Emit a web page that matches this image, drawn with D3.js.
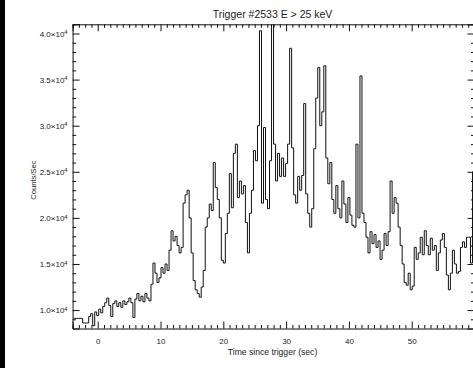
<!DOCTYPE html>
<html>
<head>
<meta charset="utf-8">
<script src="https://cdn.jsdelivr.net/npm/d3@7"></script>
<style>
  html, body { margin: 0; padding: 0; background: #fff; }
  svg { display: block; }
  text { font-family: "Liberation Sans", "DejaVu Sans", Arial, sans-serif; fill: #222; }
</style>
</head>
<body>
<svg id="chart" width="473" height="368"></svg>
<script>
// ---- data ----
const title = "Trigger #2533 E > 25 keV";
const xLabel = "Time since trigger (sec)";
const yLabel = "Counts/Sec";
const binStart = -4.0;     // seconds
const binWidth = 0.32;     // seconds
const counts = [
  9100, 9100, 9100, 9100, 9100, 8600, 8600, 8600, 9300, 9600,
  8300, 9800, 9400, 10100, 9700, 10400, 10800, 11300, 10500, 9300,
  10700, 11000, 10400, 10800, 10300, 11000, 10600, 10900, 11300, 10800,
  9200, 11200, 11800, 11000, 11500, 10900, 11800, 11300, 11000, 12800,
  15100, 14000, 13000, 13500, 14600, 14000, 15000, 14300, 16500, 18600,
  17500, 18000, 17000, 16200, 16800, 21600, 22500, 23000, 20000, 16200,
  13200, 12200, 11800, 11400, 12500, 14300, 19000, 20000, 21500, 20800,
  26000, 23300, 22000, 20000, 15400, 15100, 18300, 20500, 24800, 21100,
  27000, 28000, 22200, 24000, 22600, 23500, 19500, 16200, 20500, 23000,
  27300, 26200, 30000, 40300, 21600, 29800, 22000, 21000, 26200, 42500,
  28000, 24000, 27000, 24500, 26500, 24500, 25900, 28000, 38400, 27600,
  22500, 21600, 24500, 23000, 24600, 32400, 22600, 20500, 19000, 21000,
  27500, 33000, 36300, 30000, 31500, 36500, 26500, 23700, 26000, 22000,
  20500, 23500, 21000, 20000, 24000, 21500, 19500, 22200, 20300, 19200,
  19000, 28000, 20000, 35400, 20500, 19500, 17900, 16200, 18500, 17200,
  18200, 16800, 17500, 15500, 16500, 18300, 17000, 18500, 24000, 20500,
  22200, 21600, 19000, 17000, 15000, 13000, 12700, 14000, 12200, 12600,
  16800, 15500, 16200, 17900, 16000, 18600, 17000, 16000, 17800, 16500,
  17000, 14300, 16200, 17600, 18300, 16800, 13800, 12200, 14000, 16500,
  15000, 14000, 14200, 16800, 17400, 16800, 17900, 17900, 15100, 25000
];
const xDomain = [-4, 60];
const yDomain = [8000, 41000];
const xMajorTicks = [0, 10, 20, 30, 40, 50, 60];
const xTickLabels = [0, 10, 20, 30, 40, 50];
const yMajorTicks = [10000, 15000, 20000, 25000, 30000, 35000, 40000];
const yTickMantissa = ["1.0", "1.5", "2.0", "2.5", "3.0", "3.5", "4.0"];
const yTickExponent = "4";

// ---- layout ----
const svg = d3.select("#chart");
const W = 473, H = 368;
const mLeft = 72.6, mRight = 474.5, mTop = 24.3, mBottom = 328.5;

const x = d3.scaleLinear().domain(xDomain).range([mLeft, mRight]);
const y = d3.scaleLinear().domain(yDomain).range([mBottom, mTop]);

// black strip on the left edge
svg.append("rect").attr("x", 0).attr("y", 0).attr("width", 5).attr("height", H).attr("fill", "#000");

const data = counts.map((c, i) => ({ t: binStart + binWidth * i + binWidth / 2, v: c }));

// clip
svg.append("defs").append("clipPath").attr("id", "clip")
  .append("rect").attr("x", mLeft).attr("y", mTop).attr("width", mRight - mLeft).attr("height", mBottom - mTop);

// line
const line = d3.line().x(d => x(d.t)).y(d => y(d.v)).curve(d3.curveStep);
svg.append("path").datum(data)
  .attr("clip-path", "url(#clip)")
  .attr("fill", "none").attr("stroke", "#111").attr("stroke-width", 1)
  .attr("d", line);

// minor tick values
const xMinor = d3.range(xDomain[0], xDomain[1] + 0.001, 1).filter(v => v % 10 !== 0);
const yMinor = d3.range(9000, yDomain[1] + 1, 1000).filter(v => v % 5000 !== 0);

function styleAxis(g) {
  g.select(".domain").attr("stroke", "#111").attr("stroke-width", 1);
  g.selectAll(".tick line").attr("stroke", "#111").attr("stroke-width", 1);
}

// bottom axis
svg.append("g").attr("transform", `translate(0,${mBottom})`)
  .call(d3.axisBottom(x).tickValues(xTickLabels).tickSize(-7).tickPadding(10)
    .tickFormat(d3.format("d")))
  .call(styleAxis)
  .call(g => g.selectAll("text").attr("font-size", 8).attr("fill", "#333")
    .style("font-family", "'Liberation Sans', Arial, sans-serif"));
svg.append("g").attr("transform", `translate(0,${mBottom})`)
  .call(d3.axisBottom(x).tickValues(xMinor).tickSize(-3.5).tickFormat(""))
  .call(styleAxis).call(g => g.select(".domain").remove());

// top axis
svg.append("g").attr("transform", `translate(0,${mTop})`)
  .call(d3.axisTop(x).tickValues(xMajorTicks).tickSize(-7).tickFormat(""))
  .call(styleAxis);
svg.append("g").attr("transform", `translate(0,${mTop})`)
  .call(d3.axisTop(x).tickValues(xMinor).tickSize(-3.5).tickFormat(""))
  .call(styleAxis).call(g => g.select(".domain").remove());

// left axis
const leftAxis = svg.append("g").attr("transform", `translate(${mLeft},0)`)
  .call(d3.axisLeft(y).tickValues(yMajorTicks).tickSize(-7).tickPadding(5).tickFormat(""))
  .call(styleAxis);
leftAxis.selectAll(".tick text").remove();
leftAxis.selectAll(".tick").append("text")
  .attr("x", -5).attr("dy", "0.35em").attr("text-anchor", "end")
  .attr("font-size", 8).attr("fill", "#333")
  .each(function(d, i) {
    const t = d3.select(this);
    t.append("tspan").text(yTickMantissa[i] + "\u00d710");
    t.append("tspan").attr("dy", "-0.45em").attr("font-size", 5.8).text(yTickExponent);
  });
svg.append("g").attr("transform", `translate(${mLeft},0)`)
  .call(d3.axisLeft(y).tickValues(yMinor).tickSize(-3.5).tickFormat(""))
  .call(styleAxis).call(g => g.select(".domain").remove());

// right axis
svg.append("g").attr("transform", `translate(${mRight},0)`)
  .call(d3.axisRight(y).tickValues(yMajorTicks).tickSize(-7).tickFormat(""))
  .call(styleAxis);
svg.append("g").attr("transform", `translate(${mRight},0)`)
  .call(d3.axisRight(y).tickValues(yMinor).tickSize(-3.5).tickFormat(""))
  .call(styleAxis).call(g => g.select(".domain").remove());

// title
svg.append("text").attr("x", (mLeft + mRight) / 2 - 1).attr("y", 18)
  .attr("text-anchor", "middle").attr("font-size", 10.5).attr("fill", "#222").text(title);

// x label
svg.append("text").attr("x", (mLeft + mRight) / 2 - 1).attr("y", 355)
  .attr("text-anchor", "middle").attr("font-size", 8.6).attr("fill", "#222").text(xLabel);

// y label
svg.append("text").attr("transform", `translate(36,180) rotate(-90)`)
  .attr("text-anchor", "middle").attr("font-size", 7.6).attr("fill", "#222").text(yLabel);
</script>
</body>
</html>
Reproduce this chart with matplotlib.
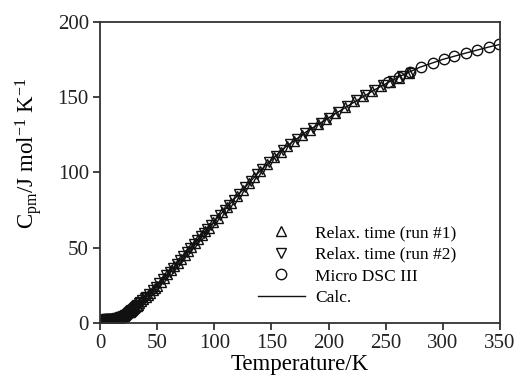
import matplotlib
matplotlib.use("Agg")
import matplotlib.pyplot as plt
from matplotlib.lines import Line2D

# data
run1_T = [2, 3, 4, 5, 6, 7, 8, 9, 10, 11, 12, 13, 14, 15, 16, 17, 18, 19, 20,
          21, 22, 23, 24, 25, 26, 27, 28, 29, 30, 31, 32, 33, 34, 36, 38, 40,
          42, 44, 46, 48, 50, 53, 56, 59, 62, 65, 68, 71, 74, 77, 80, 83, 86,
          89, 92, 95, 99, 103, 107, 111, 115, 120, 125, 130, 135, 140, 146,
          152, 158, 164, 170, 177, 184, 191, 198, 206, 214, 222, 230, 238,
          246, 254, 262, 270]
run1_Cp = [2.0, 2.0, 2.0, 2.0, 2.1, 2.1, 2.2, 2.2, 2.3, 2.3, 2.4, 2.5, 2.6,
           2.8, 3.0, 3.2, 3.5, 3.8, 4.2, 4.6, 5.1, 5.6, 6.1, 6.7, 7.3, 7.9,
           8.5, 9.2, 9.9, 10.6, 11.3, 12.0, 12.7, 14.1, 15.5, 17.0, 18.5,
           20.0, 21.6, 23.0, 24.5, 27.0, 29.6, 32.2, 34.8, 37.4, 40.0, 42.6,
           45.2, 47.9, 50.5, 53.0, 55.6, 58.2, 60.8, 63.3, 66.7, 70.0, 73.4,
           76.7, 80.0, 84.3, 88.6, 92.8, 97.0, 101.0, 105.8, 110.0, 113.9,
           117.6, 121.1, 124.9, 128.6, 132.1, 135.6, 139.6, 143.6, 147.4,
           151.0, 154.3, 157.4, 160.4, 163.3, 166.0]

run2_T = [2, 3, 4, 5, 6, 7, 8, 9, 10, 11.5, 12.5, 13.5, 14.5, 15.5, 16.5,
          17.5, 18.5, 19.5, 20.5, 21.5, 22.5, 23.5, 24.5, 25.5, 26.5, 27.5,
          28.5, 29.5, 30.5, 31.5, 32.5, 34, 35, 37, 39, 40, 43, 46, 49, 52,
          55, 58, 61, 64, 67, 70, 73, 76, 79,
          82, 85, 88, 91, 94, 97, 101, 105, 109, 113, 117, 122, 127, 132, 137,
          142, 148, 154, 160, 166, 172, 179, 186, 193, 200, 208, 216, 224, 232,
          240, 248, 256, 264, 272]
run2_Cp = [2.0, 2.0, 2.0, 2.1, 2.1, 2.1, 2.2, 2.2, 2.3, 2.4, 2.5, 2.6, 2.7,
           2.9, 3.1, 3.4, 3.7, 4.0, 4.4, 4.9, 5.3, 5.8, 6.4, 7.0, 7.6, 8.2,
           8.9, 9.6, 10.3, 11.0, 11.7, 12.7, 13.4, 14.8, 16.2, 17.0, 19.3,
           21.6, 23.8, 26.2, 28.8, 31.4, 34.0, 36.6, 39.2, 41.8, 44.4, 47.1,
           49.7, 52.2, 54.8, 57.4, 60.0, 62.5, 65.0, 68.4, 71.7, 75.1, 78.4,
           81.7, 86.0, 90.3, 94.5, 98.7, 102.5, 107.2, 111.3, 115.1, 118.8,
           122.2, 126.0, 129.6, 133.1, 136.5, 140.6, 144.6, 148.3, 151.8,
           155.1, 158.2, 161.1, 164.0, 166.6]

dsc_T = [252, 262, 271, 281, 291, 301, 310, 320, 330, 340, 349]
dsc_Cp = [160.5, 163.8, 166.8, 170.2, 173.0, 175.4, 177.4, 179.6, 181.6,
          183.6, 185.4]

calc_T = [0, 5, 10, 15, 20, 25, 30, 35, 40, 50, 60, 70, 80, 90, 100, 120,
          140, 160, 180, 200, 220, 240, 260, 280, 300, 320, 340, 350]
calc_Cp = [2.0, 2.0, 2.3, 2.8, 4.2, 6.7, 9.9, 13.4, 17.0, 24.5, 33.0, 41.7,
           50.5, 59.0, 67.5, 84.3, 101.0, 115.6, 126.9, 136.4, 145.8, 155.0,
           163.3, 170.2, 175.4, 179.6, 183.6, 185.4]

plt.rcParams['font.family'] = ['Liberation Serif', 'DejaVu Serif']
plt.rcParams['mathtext.fontset'] = 'custom'
plt.rcParams['mathtext.rm'] = 'Liberation Serif'
plt.rcParams['mathtext.it'] = 'Liberation Serif:italic'

fig = plt.figure(figsize=(5.16, 3.85), dpi=100)
ax = fig.add_axes([0.1938, 0.1623, 0.7752, 0.7793])

mk = dict(ls='none', mfc='none', mec='#111111', mew=1.0, ms=6.5)
ck = dict(ls='none', mfc='none', mec='#111111', mew=1.0, ms=7.5)
ax.plot(calc_T, calc_Cp, '-', color='#111111', lw=1.0)
ax.plot(run1_T, run1_Cp, marker='^', **mk)
ax.plot(run2_T, run2_Cp, marker='v', **mk)
ax.plot(dsc_T, dsc_Cp, marker='o', **ck)

ax.set_xlim(0, 350)
ax.set_ylim(0, 200)
ax.set_xticks([0, 50, 100, 150, 200, 250, 300, 350])
ax.set_yticks([0, 50, 100, 150, 200])
ax.tick_params(direction='out', length=5, width=1.2, labelsize=15,
               colors='#222222', pad=3)
for s in ax.spines.values():
    s.set_linewidth(1.3)
    s.set_color('#333333')

ax.set_xlabel('Temperature/K', fontsize=16.5, labelpad=1)
ax.set_ylabel(r'C$_{\rm pm}$/J mol$^{-1}$ K$^{-1}$', fontsize=16.5)
ax.yaxis.set_label_coords(-0.14, 0.565)

handles = [
    Line2D([], [], marker='^', **mk),
    Line2D([], [], marker='v', **mk),
    Line2D([], [], marker='o', **ck),
    Line2D([], [], color='#111111', lw=1.0),
]
labels = ['Relax. time (run #1)', 'Relax. time (run #2)', 'Micro DSC III',
          'Calc.']
ax.legend(handles, labels, loc='upper left', bbox_to_anchor=(0.395, 0.325),
          frameon=False, fontsize=12.5, handlelength=2.7, handletextpad=0.6,
          labelspacing=0.32, borderpad=0, borderaxespad=0)

fig.savefig('out.png', dpi=100)
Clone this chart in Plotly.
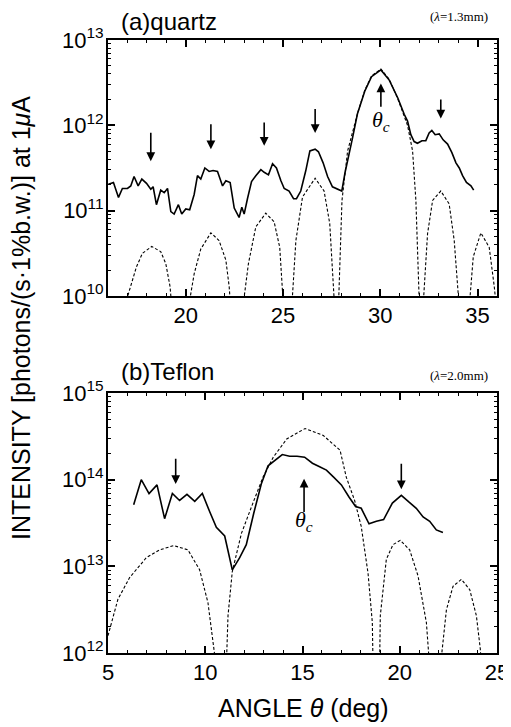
import plotly.graph_objects as go

# ---------------- data (angles in deg, intensities as log10 exponents) ----------------
# (a) quartz, measured
qa_x = [16.02, 16.28, 16.54, 16.74, 17.0, 17.17, 17.34, 17.55, 17.74, 17.98, 18.2, 18.32, 18.49,
        18.71, 18.89, 19.06, 19.23, 19.4, 19.62, 19.79, 20.0, 20.2, 20.43, 20.6, 20.77, 20.98, 21.2,
        21.4, 21.63, 21.89, 22.06, 22.28, 22.49, 22.74, 22.88, 23.0, 23.17, 23.38, 23.6, 23.86, 24.03,
        24.25, 24.46, 24.66, 24.89, 25.06, 25.31, 25.54, 25.69, 25.91, 26.17, 26.38, 26.65, 26.82,
        27.06, 27.29, 27.54, 27.8, 28.02, 28.19, 28.37, 28.57, 28.83, 29.2, 29.55, 30.03, 30.46,
        30.9, 31.23, 31.4, 31.57, 31.74, 31.91, 32.14, 32.34, 32.51, 32.65, 32.82, 33.03, 33.23,
        33.46, 33.68, 33.89, 34.06, 34.23, 34.43, 34.66, 34.8]
qa_log = [11.31, 11.33, 11.155, 11.26, 11.26, 11.29, 11.40, 11.29, 11.37, 11.32, 11.25, 11.28, 11.07,
          11.24, 11.21, 11.26, 10.99, 10.96, 11.07, 10.96, 11.02, 11.01, 11.19, 11.41, 11.37, 11.50, 11.46,
          11.47, 11.46, 11.29, 11.35, 11.33, 11.03, 10.92, 11.04, 10.96, 11.14, 11.34, 11.41, 11.48, 11.45,
          11.42, 11.55, 11.50, 11.35, 11.26, 11.23, 11.14, 11.14, 11.23, 11.47, 11.70, 11.72, 11.69,
          11.56, 11.40, 11.28, 11.25, 11.23, 11.45, 11.66, 11.85, 12.14, 12.40, 12.57, 12.65, 12.53,
          12.32, 12.13, 12.05, 11.89, 11.81, 11.79, 11.82, 11.82, 11.91, 11.94, 11.89, 11.90, 11.83,
          11.78, 11.68, 11.56, 11.50, 11.41, 11.33, 11.29, 11.24]

# (a) quartz, calculated (lobes separated by None)
qc_x = [16.95, 17.17, 17.46, 17.77, 18.25, 18.71, 18.97, 19.19, 19.25, None,
        20.2, 20.43, 20.77, 21.29, 21.71, 22.06, 22.23, 22.28, None,
        22.98, 23.22, 23.6, 24.11, 24.54, 24.83, 25.0, None,
        25.47, 25.66, 26.0, 26.65, 27.11, 27.4, 27.63, None,
        27.86, 28.03, 28.32, 28.83, 29.2, 29.55, 30.03, 30.46, 30.9, 31.23, 31.4, 31.66, 31.83, 32.0, None,
        32.22, 32.43, 32.69, 33.11, 33.54, 33.8, 34.03, None,
        34.6, 34.78, 35.17, 35.6, 35.86, 35.95]
qc_log = [9.95, 10.13, 10.34, 10.50, 10.58, 10.52, 10.38, 10.11, 9.95, None,
          9.95, 10.26, 10.55, 10.74, 10.65, 10.42, 10.11, 9.95, None,
          9.95, 10.38, 10.81, 10.97, 10.87, 10.57, 9.95, None,
          9.95, 10.65, 11.16, 11.38, 11.23, 10.85, 9.95, None,
          9.95, 11.12, 11.70, 12.14, 12.41, 12.58, 12.66, 12.54, 12.31, 12.10, 12.0, 11.70, 11.12, 9.95, None,
          9.95, 10.73, 11.12, 11.23, 11.08, 10.65, 9.95, None,
          9.95, 10.46, 10.74, 10.57, 10.11, 9.9]

# (b) Teflon, measured
tm_x = [6.32, 6.71, 7.11, 7.52, 7.91, 8.31, 8.68, 9.06, 9.46, 9.85, 10.23, 10.57, 11.0, 11.39, 11.77,
        12.11, 12.49, 12.88, 13.23, 13.57, 13.96, 14.34, 14.72, 15.11, 15.51, 15.88, 16.23, 16.6,
        17.0, 17.39, 17.73, 18.02, 18.42, 18.8, 19.17, 19.62, 20.08, 20.48, 20.85, 21.2, 21.54,
        21.88, 22.22]
tm_log = [13.71, 14.0, 13.84, 13.94, 13.55, 13.84, 13.76, 13.83, 13.75, 13.84, 13.63, 13.45, 13.35,
          12.96, 13.10, 13.25, 13.61, 13.95, 14.16, 14.22, 14.29, 14.27, 14.27, 14.26, 14.19, 14.15,
          14.11, 14.03, 13.94, 13.80, 13.69, 13.67, 13.49, 13.52, 13.54, 13.73, 13.82, 13.74, 13.67,
          13.57, 13.52, 13.42, 13.39]

# (b) Teflon, calculated
tc_x = [5.0, 5.51, 6.11, 6.97, 7.66, 8.38, 9.11, 9.71, 10.14, 10.43, 10.5, None,
        11.1, 11.17, 11.39, 11.86, 12.45, 12.97, 13.5, 14.19, 15.13, 16.07, 16.93, 17.25, 17.68,
        18.02, 18.37, 18.59, 18.62, None,
        18.97, 19.0, 19.31, 19.65, 20.03, 20.51, 20.94, 21.37, 21.5, None,
        22.14, 22.4, 22.74, 23.17, 23.6, 23.94, 24.14, 24.17]
tc_log = [12.2, 12.62, 12.87, 13.10, 13.19, 13.24, 13.19, 12.96, 12.58, 12.05, 11.95, None,
          11.95, 12.43, 12.94, 13.38, 13.73, 14.03, 14.26, 14.47, 14.59, 14.51, 14.34, 14.03, 13.76,
          13.46, 12.92, 12.35, 11.95, None,
          11.95, 12.43, 13.08, 13.25, 13.30, 13.19, 12.89, 12.35, 11.95, None,
          11.95, 12.5, 12.77, 12.85, 12.73, 12.43, 12.05, 11.95]

# arrows: x, tail log10, head log10
qa_arrows_x = [18.2, 21.29, 24.03, 26.65, 33.11]
qa_arrows_tail = [11.93, 12.03, 12.05, 12.21, 12.32]
qa_arrows_head = [11.58, 11.72, 11.76, 11.91, 12.08]
qa_thc = (30.03, 12.20, 12.49, 12.05)   # x, tail, head, label y
tm_arrows_x = [8.48, 20.08]
tm_arrows_tail = [14.26, 14.20]
tm_arrows_head = [13.95, 13.89]
tm_thc = (15.08, 13.61, 14.01, 13.52)

def tolin(v):
    return [None if e is None else 10 ** e for e in v]

FONT = "Arial, Liberation Sans, sans-serif"
SERIF = "Times New Roman, Liberation Serif, serif"

fig = go.Figure()
fig.add_trace(go.Scatter(x=qc_x, y=tolin(qc_log), mode="lines", xaxis="x", yaxis="y",
                         line=dict(color="black", width=1.1, dash="3px,2px"), connectgaps=False))
fig.add_trace(go.Scatter(x=qa_x, y=tolin(qa_log), mode="lines", xaxis="x", yaxis="y",
                         line=dict(color="black", width=1.6)))
fig.add_trace(go.Scatter(x=tc_x, y=tolin(tc_log), mode="lines", xaxis="x2", yaxis="y2",
                         line=dict(color="black", width=1.1, dash="3px,2px"), connectgaps=False))
fig.add_trace(go.Scatter(x=tm_x, y=tolin(tm_log), mode="lines", xaxis="x2", yaxis="y2",
                         line=dict(color="black", width=1.6)))

def minor_vals(lo, hi):
    return [m * 10 ** k for k in range(lo, hi) for m in range(2, 10)]

def sup(k):
    return "10<sup>%d</sup>" % k

common_x = dict(showline=True, linecolor="black", linewidth=2, mirror="allticks",
                ticks="inside", ticklen=7, tickwidth=1.5, tickcolor="black",
                showgrid=False, zeroline=False, automargin=False, ticklabelstandoff=-1,
                tickfont=dict(family=FONT, size=22, color="black"),
                minor=dict(ticks="inside", ticklen=3, tickwidth=1, tickcolor="black", dtick=1, showgrid=False))
common_y = dict(type="log", showline=True, linecolor="black", linewidth=2, mirror="allticks",
                ticks="inside", ticklen=7, tickwidth=1.5, tickcolor="black",
                showgrid=False, zeroline=False, automargin=False, ticklabelstandoff=-2,
                tickfont=dict(family=FONT, size=22, color="black"))

# page body has an 8px default margin: the figure is sized so that it fills the 511x727 window
fig.update_layout(
    width=503, height=719,
    margin=dict(l=100, r=14, t=32, b=74),
    paper_bgcolor="white", plot_bgcolor="white",
    showlegend=False,
    xaxis=dict(domain=[0, 1], anchor="y", range=[16, 36], tickvals=[20, 25, 30, 35], **common_x),
    yaxis=dict(domain=[0.5824, 1], anchor="x", range=[10, 13],
               tickvals=[1e10, 1e11, 1e12, 1e13], ticktext=[sup(k) for k in range(10, 14)],
               minor=dict(ticks="inside", ticklen=3, tickwidth=1, tickcolor="black",
                          tickvals=minor_vals(10, 13), showgrid=False),
               **common_y),
    xaxis2=dict(domain=[0, 1], anchor="y2", range=[5, 25], tickvals=[5, 10, 15, 20, 25], **common_x),
    yaxis2=dict(domain=[0, 0.4241], anchor="x2", range=[12, 15],
                tickvals=[1e12, 1e13, 1e14, 1e15], ticktext=[sup(k) for k in range(12, 16)],
                minor=dict(ticks="inside", ticklen=3, tickwidth=1, tickcolor="black",
                           tickvals=minor_vals(12, 15), showgrid=False),
                **common_y),
)

ann = []
def arrow(xref, yref, x, tail, head):
    ann.append(dict(xref=xref, yref=yref, axref=xref, ayref=yref, x=x, y=head, ax=x, ay=tail,
                    showarrow=True, arrowhead=2, arrowsize=1.1, arrowwidth=1.6, arrowcolor="black",
                    text=""))

for x, t, h in zip(qa_arrows_x, qa_arrows_tail, qa_arrows_head):
    arrow("x", "y", x, t, h)
arrow("x", "y", qa_thc[0], qa_thc[1], qa_thc[2])
for x, t, h in zip(tm_arrows_x, tm_arrows_tail, tm_arrows_head):
    arrow("x2", "y2", x, t, h)
arrow("x2", "y2", tm_thc[0], tm_thc[1], tm_thc[2])

ann.append(dict(xref="x", yref="y", x=qa_thc[0], y=qa_thc[3], showarrow=False,
                text="<i>θ<sub>c</sub></i>", font=dict(family=SERIF, size=22, color="black")))
ann.append(dict(xref="x2", yref="y2", x=tm_thc[0], y=tm_thc[3], showarrow=False,
                text="<i>θ<sub>c</sub></i>", font=dict(family=SERIF, size=22, color="black")))

# panel titles (positions expressed in window pixels relative to plot area 108..497 x 40..653)
ann.append(dict(xref="paper", yref="paper", x=(119 - 108) / 389, y=(653 - 21) / 613,
                xanchor="left", yanchor="middle", showarrow=False, text="(a)quartz",
                font=dict(family=FONT, size=24, color="black")))
ann.append(dict(xref="paper", yref="paper", x=(490 - 108) / 389, y=(653 - 17) / 613,
                xanchor="right", yanchor="middle", showarrow=False, text="(<i>λ</i>=1.3mm)",
                font=dict(family=SERIF, size=13, color="black")))
ann.append(dict(xref="paper", yref="paper", x=(119 - 108) / 389, y=(653 - 372) / 613,
                xanchor="left", yanchor="middle", showarrow=False, text="(b)Teflon",
                font=dict(family=FONT, size=24, color="black")))
ann.append(dict(xref="paper", yref="paper", x=(490 - 108) / 389, y=(653 - 375) / 613,
                xanchor="right", yanchor="middle", showarrow=False, text="(<i>λ</i>=2.0mm)",
                font=dict(family=SERIF, size=13, color="black")))

# axis titles
ann.append(dict(xref="paper", yref="paper", x=(21 - 108) / 389, y=(653 - 318) / 613,
                xanchor="center", yanchor="middle", showarrow=False, textangle=-90,
                text="INTENSITY [photons/(s·1%b.w.)] at 1<i>μ</i>A",
                font=dict(family=FONT, size=25, color="black")))
ann.append(dict(xref="paper", yref="paper", x=(303 - 108) / 389, y=(653 - 708) / 613,
                xanchor="center", yanchor="middle", showarrow=False,
                text="ANGLE <i>θ</i> (deg)",
                font=dict(family=FONT, size=25, color="black")))

fig.update_layout(annotations=ann)
fig.write_html("out.html")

========

# [Set task]
Copy, from the material above, each line in which the string "matplotlib" occurs.

# [Solution to this task]
Reproduce this chart with matplotlib.
import matplotlib
matplotlib.use("Agg")
import matplotlib.pyplot as plt
from matplotlib.lines import Line2D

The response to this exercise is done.